Botanophilia-evocative angiosperms — a vignette of the vines upon the outside of a skyscraper in the previous story, brought to the streets of Oxford’s Jericho district, shaping out the antipathy-towards-rapprochement of two sisters — shaping out, too, the palimpsest of a genius-loci with all sorts of fruit stemming from alien starthistle lighting upon the gym-fit sister’s dropped banana. Don’t go there!
In fact, DO.
Thyrsis: A Monody, to Commemorate the Author’s Friend, Arthur Hugh Clough
A POEM BY MATTHEW ARNOLD
“It just seemed like the case would never leave me alone.”
…which is ironic bearing in mind the two meanings of ‘autology’, the more usual one and this story’s own! A logically crazy portrait of a world beyond driverless cars, an autologist asked to investigate and hopefully heal the break-up between country & western music specialist McBride and assonantly named Friday (aka Jolene) – a man and his truck. And the implications for a dog and McBride’s wife, and the laws pertaining to mutual behaviour between humans, animals and vehicles. A sort of proto-antrhropomorphemic rodeo in my mind. Not sure why.
Not sure, either, why it is an interesting accompaniment to the two autological models of converse levels in societal hierarchy and mind-botany that preceded it in Interzone.
My previous review of this author: https://dflewisreviews.wordpress.com/2018/12/07/interzone-278/#comment-14521
“Perfect concealment for a palimp’s nest.”
This is the sort of story, one of novelette length, that sort of creeps into my mind and then is triggered remotely by its author. It has the feel of the Lucy Harlow story and its explicit palimpsest, an overarching art, cilia now replacing the fruit, art for its own sake, the pilla (carrier of that trigger) — although looking like a turd — works rather similarly to the main driverless vehicle in the Fiona Moore, here now used as palimpsest by the intrinsic hierarchies and “pulleys-wheel” below that are in turn akin to those of the Minto story, memories wiped out only to reveal that I understood this story all along, my dead sister still alive, after all, as this cilia-of-Cleden’s human protagonist finds out amid an intriguing scenario of human-brainwashing religions in churches run by cordonista and involving competitive characters with names like Bethesda and Socrates. It was the palimps with the cilia after all. All curdled cilia now and other marks and too much trox shot into my reading veins. Left me quivering, the remote trigger finally pulled by the author before reaching the end of my review of his work — in hindsight if not in real-time! A completely different story on top.

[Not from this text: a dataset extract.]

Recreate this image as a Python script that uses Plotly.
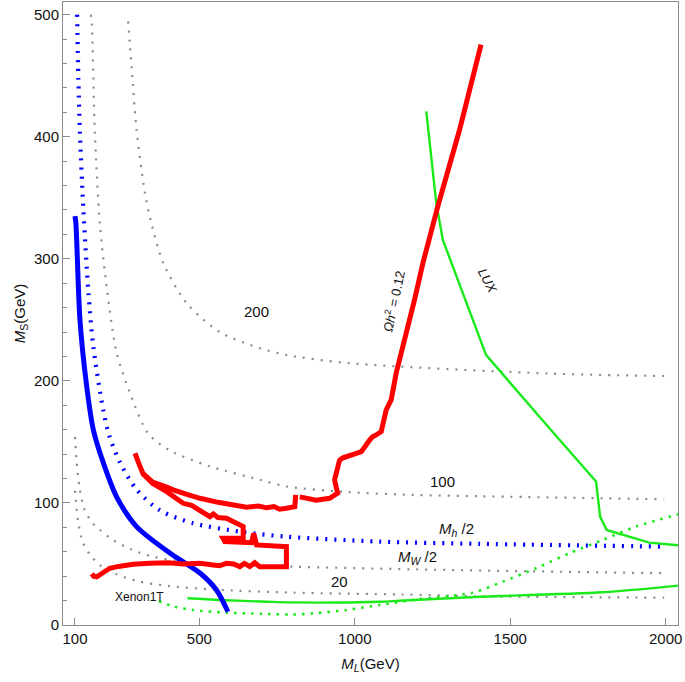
import plotly.graph_objects as go

# ---------------- data ----------------
# blue dotted: M_h/2 contour
blue_dot_x = [107, 111, 116, 127, 143, 159, 191, 209, 245, 298, 373, 480, 630, 780, 1080, 1400, 2000]
blue_dot_y = [500, 447, 403, 340, 273, 228, 176, 156, 133, 111, 94, 83.4, 76.5, 72.4, 68.3, 66.5, 64.2]

# blue solid
blue_x = [100, 103, 116, 138, 159, 191, 234, 298, 405, 502, 555, 592]
blue_y = [335, 329, 250, 195, 160, 133, 105, 80.6, 59, 42.6, 28.7, 10.9]

# gray dotted contours
g100_x = [151, 154, 164, 180, 202, 234, 277, 335, 405, 534, 694, 780, 973, 1186, 1400, 1995]
g100_y = [500, 493, 403, 329, 277, 223, 190, 157, 143, 130, 119, 113.5, 109, 106.6, 105.5, 103]

g200_x = [271, 282, 298, 325, 343, 384, 459, 566, 694, 785, 983, 1626, 1995]
g200_y = [494.5, 457.6, 405.7, 354, 332, 296.5, 263.7, 240, 226.8, 221, 214.5, 206, 204]

gmw_x = [100, 105, 115, 130, 155, 180, 220, 280, 350, 450, 600, 800, 1200, 1995]
gmw_y = [154, 135, 112, 95, 84, 78, 70, 62, 56, 52, 49.5, 47.8, 45.5, 42.4]

g20_x = [100, 110, 125, 150, 180, 230, 300, 400, 550, 800, 1150, 1400, 1995]
g20_y = [110, 85, 68, 57, 49, 42, 36, 32, 29, 26.5, 25, 23.5, 22.4]

# red: relic density contour, three pieces
red_a_x = [293, 300, 309, 319, 350, 395, 416, 460, 502, 560, 610, 652, 690, 716, 740, 758, 780, 795, 807, 810]
red_a_y = [140.7, 135, 130, 124, 117, 113, 110.7, 107, 103.8, 100.5, 98.4, 96.5, 97.5, 96, 97, 94.8, 95.6, 96, 97, 106.6]

red_b_x = [319, 350, 395, 448, 475, 502, 534, 545, 560, 587, 641, 641, 576, 582, 668, 675, 684, 780, 780,
           694, 678, 662, 645, 630, 610, 587, 565, 544, 502, 448, 400, 341, 287, 240, 212, 185, 170, 160, 154]
red_b_y = [124, 116, 109.3, 99.7, 98, 94.3, 88.8, 91, 88, 87.4, 80.6, 71, 71, 68.3, 67.5, 75.1, 65.6, 64.2, 47.8,
           47.8, 51, 48, 50.5, 47.8, 50, 50.5, 48.5, 49.2, 50.5, 50, 51, 50.5, 49.8, 48, 46.5, 42, 39.5, 40, 42]

red_c_x = [823, 876, 919, 945, 941, 935, 951, 962, 1005, 1021, 1048, 1058, 1069, 1085, 1101, 1117, 1133, 1155,
           1192, 1219, 1267, 1337, 1406]
red_c_y = [105, 102.3, 103.8, 108, 112, 119, 135, 137, 140.7, 142, 151.6, 154.3, 155.7, 158.5, 176.2, 184.4,
           206.3, 228, 266.4, 296.5, 342.9, 405.7, 475.4]

# green: LUX, Xenon1T and Xenon1T projection
lux_x = [1230, 1262, 1283, 1422, 1626, 1776, 1789, 1810, 1947, 2060]
lux_y = [420.8, 345.7, 315.6, 221.3, 161.2, 117.5, 88.8, 77.9, 67.5, 64.8]

xe_x = [462, 566, 716, 791, 1080, 1144, 1369, 1401, 1797, 2060]
xe_y = [21.9, 20.5, 19.1, 18.5, 19.1, 19.9, 22.7, 23.2, 26.8, 32.8]

xep_x = [370, 420, 480, 587, 700, 800, 866, 973, 1080, 1187, 1294, 1380, 1476, 1583, 1690, 1797, 1904, 2060]
xep_y = [19.5, 15, 12.3, 10.1, 9.2, 8.6, 9.5, 12.3, 16.4, 20.5, 23.5, 26.5, 35.5, 46.5, 58.8, 69.7, 80.6, 92]

x_ticks = [100, 500, 1000, 1500, 2000]
y_ticks = [0, 100, 200, 300, 400, 500]

# ---------------- figure ----------------
GRAY = "#8a8a8a"
GREEN = "#1aea1a"
fig = go.Figure()


def line(x, y, color, width, dash="solid", shape="linear"):
    fig.add_trace(go.Scatter(x=x, y=y, mode="lines",
                             line=dict(color=color, width=width, dash=dash, shape=shape, smoothing=0.8),
                             hoverinfo="skip", showlegend=False))


for gx, gy in [(g200_x, g200_y), (g100_x, g100_y), (gmw_x, gmw_y), (g20_x, g20_y)]:
    line(gx, gy, GRAY, 2.2, "2px,7px", "spline")

line(xep_x, xep_y, GREEN, 2.6, "2.5px,6px", "spline")
line(xe_x, xe_y, GREEN, 2.4, shape="spline")
line(lux_x, lux_y, GREEN, 2.4)
line(blue_dot_x, blue_dot_y, "#0000ff", 4.2, "2px,7px", "spline")
line(blue_x, blue_y, "#0000ff", 5, shape="spline")
line(red_a_x, red_a_y, "#ff0000", 5)
line(red_b_x, red_b_y, "#ff0000", 5)
line(red_c_x, red_c_y, "#ff0000", 5)

FONT = "Liberation Sans, Arial, sans-serif"
ann = [
    dict(x=683, y=257, text="200"),
    dict(x=1283, y=117.5, text="100"),
    dict(x=951, y=35.5, text="20"),
    dict(x=1326, y=78.4, text="<i>M<sub>h</sub></i> /2"),
    dict(x=1203, y=55.5, text="<i>M<sub>W</sub></i> /2"),
    dict(x=309, y=23.2, text="Xenon1T", size=12),
    dict(x=1428, y=281.4, text="<i>LUX</i>", size=13, textangle=62),
    dict(x=1122, y=265, text="<i>Ωh</i><sup>2</sup> = 0.12", size=13, textangle=-78),
]
for a in ann:
    fig.add_annotation(x=a["x"], y=a["y"], text=a["text"], showarrow=False,
                       textangle=a.get("textangle", 0),
                       font=dict(family=FONT, size=a.get("size", 15), color="#111"))

axis_common = dict(showline=True, mirror=True, linecolor="#8a8a8a", linewidth=1, ticks="inside",
                   tickcolor="#8a8a8a", ticklen=7, showgrid=False, zeroline=False, automargin=False,
                   tickfont=dict(family=FONT, size=15, color="#111"))
fig.update_xaxes(range=[61.5, 2039.5], tickvals=x_ticks, **axis_common,
                 title=dict(text="<i>M<sub>L</sub></i>(GeV)", font=dict(family=FONT, size=15, color="#111"),
                            standoff=12))
fig.update_yaxes(range=[0, 510.4], tickvals=y_ticks, **axis_common,
                 minor=dict(dtick=20, ticks="inside", ticklen=4, tickcolor="#8a8a8a", showgrid=False),
                 title=dict(text="<i>M</i><sub>S</sub>(GeV)", font=dict(family=FONT, size=15, color="#111"),
                            standoff=4))
fig.update_layout(width=685, height=682, margin=dict(l=63, r=7, t=2, b=57),
                  paper_bgcolor="white", plot_bgcolor="white")
fig.write_html("out.html", config={"displayModeBar": False},
               post_script="document.body.style.margin='0';document.body.style.overflow='hidden';")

My previous reviews of this author: https://dflewisreviews.wordpress.com/tag/david-cleden/
“Sweat equity was one solution.”
A straight-faced account as a vignette not of vines but of verandahs, where a professional couple overhauls a pre-Civil War house on Chinaberry Road, by exploiting the fruit of labour of those down with Minto pulley-wheels below, even “poorly educated Irishmen”. An alternate world antebellum to avoid seemingly impossible roadblocks. Well, not alternate world any longer in our alternate world where any alternate world can seem real.
“Say you’re a translator, and you come across a pun in the source material. What do you do?”
This strikes me as a hyper-imaginative Ted Chiang to further nth powers of imagination. Language to language, confederated group of space races arriving on a planet without a sun, to solve their equivalent to our global warming, finding a cultural altruistic-selfishness on that planet rather than communal synergy – and somehow getting them recruited to help us help them, or vice versa? The characters are depicted wild and woolly and I found my own brain consumed, specially when factored into by the earlier mind-frazzling by the Cleden story and its own ramifications from the other stories this Interzone. I loved the main character Dr N Ana Varhely. And there is still a numb tingling inside my head. I never got a pee aitch dee. And I am 71. So please excuse me.
“‘This is a vacation, right?’
‘If this is how you vacate, I’d hate to see you at the office.’”
end
There is much in Black Static and Interzone in addition to their fiction.